WHAT IS EXPECTED: Give back the full listing, character for character, with no pictures.

##########

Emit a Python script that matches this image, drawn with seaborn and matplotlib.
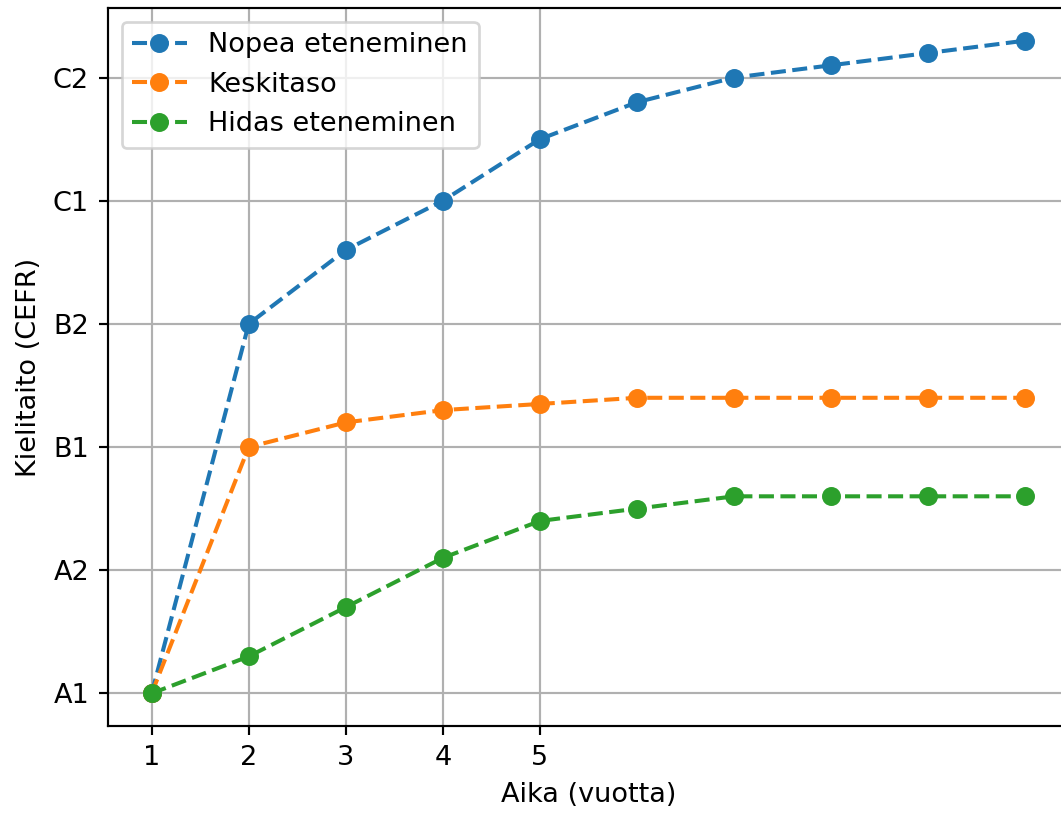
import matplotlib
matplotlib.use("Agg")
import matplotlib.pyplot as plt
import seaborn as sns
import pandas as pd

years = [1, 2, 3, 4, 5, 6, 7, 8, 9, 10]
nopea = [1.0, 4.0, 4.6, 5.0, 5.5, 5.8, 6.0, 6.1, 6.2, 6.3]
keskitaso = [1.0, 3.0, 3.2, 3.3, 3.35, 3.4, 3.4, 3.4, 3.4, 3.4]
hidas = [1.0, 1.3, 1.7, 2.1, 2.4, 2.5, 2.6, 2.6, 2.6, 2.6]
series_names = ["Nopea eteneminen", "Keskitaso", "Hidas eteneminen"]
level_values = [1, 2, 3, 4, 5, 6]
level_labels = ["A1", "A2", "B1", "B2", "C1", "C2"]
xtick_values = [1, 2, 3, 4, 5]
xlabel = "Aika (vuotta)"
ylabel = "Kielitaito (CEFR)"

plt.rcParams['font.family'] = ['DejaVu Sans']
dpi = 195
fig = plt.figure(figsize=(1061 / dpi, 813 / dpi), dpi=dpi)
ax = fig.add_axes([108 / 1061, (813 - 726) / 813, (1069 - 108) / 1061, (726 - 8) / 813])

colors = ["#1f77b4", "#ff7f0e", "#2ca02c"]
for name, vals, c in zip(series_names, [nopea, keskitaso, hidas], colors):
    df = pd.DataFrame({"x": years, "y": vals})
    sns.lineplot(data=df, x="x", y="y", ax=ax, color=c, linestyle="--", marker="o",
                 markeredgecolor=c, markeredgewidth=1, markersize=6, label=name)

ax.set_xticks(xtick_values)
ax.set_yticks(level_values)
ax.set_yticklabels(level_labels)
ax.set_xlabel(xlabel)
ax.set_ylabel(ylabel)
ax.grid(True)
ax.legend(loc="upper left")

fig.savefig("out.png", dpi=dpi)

##########

FINAL RESULT:
Emit a Python script that matches this image, drawn with seaborn and matplotlib.
import matplotlib
matplotlib.use("Agg")
import matplotlib.pyplot as plt
import seaborn as sns
import pandas as pd

years = [1, 2, 3, 4, 5, 6, 7, 8, 9, 10]
nopea = [1.0, 4.0, 4.6, 5.0, 5.5, 5.8, 6.0, 6.1, 6.2, 6.3]
keskitaso = [1.0, 3.0, 3.2, 3.3, 3.35, 3.4, 3.4, 3.4, 3.4, 3.4]
hidas = [1.0, 1.3, 1.7, 2.1, 2.4, 2.5, 2.6, 2.6, 2.6, 2.6]
series_names = ["Nopea eteneminen", "Keskitaso", "Hidas eteneminen"]
level_values = [1, 2, 3, 4, 5, 6]
level_labels = ["A1", "A2", "B1", "B2", "C1", "C2"]
xtick_values = [1, 2, 3, 4, 5]
xlabel = "Aika (vuotta)"
ylabel = "Kielitaito (CEFR)"

plt.rcParams['font.family'] = ['DejaVu Sans']
dpi = 195
fig = plt.figure(figsize=(1061 / dpi, 813 / dpi), dpi=dpi)
ax = fig.add_axes([108 / 1061, (813 - 726) / 813, (1069 - 108) / 1061, (726 - 8) / 813])

colors = ["#1f77b4", "#ff7f0e", "#2ca02c"]
for name, vals, c in zip(series_names, [nopea, keskitaso, hidas], colors):
    df = pd.DataFrame({"x": years, "y": vals})
    sns.lineplot(data=df, x="x", y="y", ax=ax, color=c, linestyle="--", marker="o",
                 markeredgecolor=c, markeredgewidth=1, markersize=6, label=name)

ax.set_xticks(xtick_values)
ax.set_yticks(level_values)
ax.set_yticklabels(level_labels)
ax.set_xlabel(xlabel)
ax.set_ylabel(ylabel)
ax.grid(True)
ax.legend(loc="upper left")

fig.savefig("out.png", dpi=dpi)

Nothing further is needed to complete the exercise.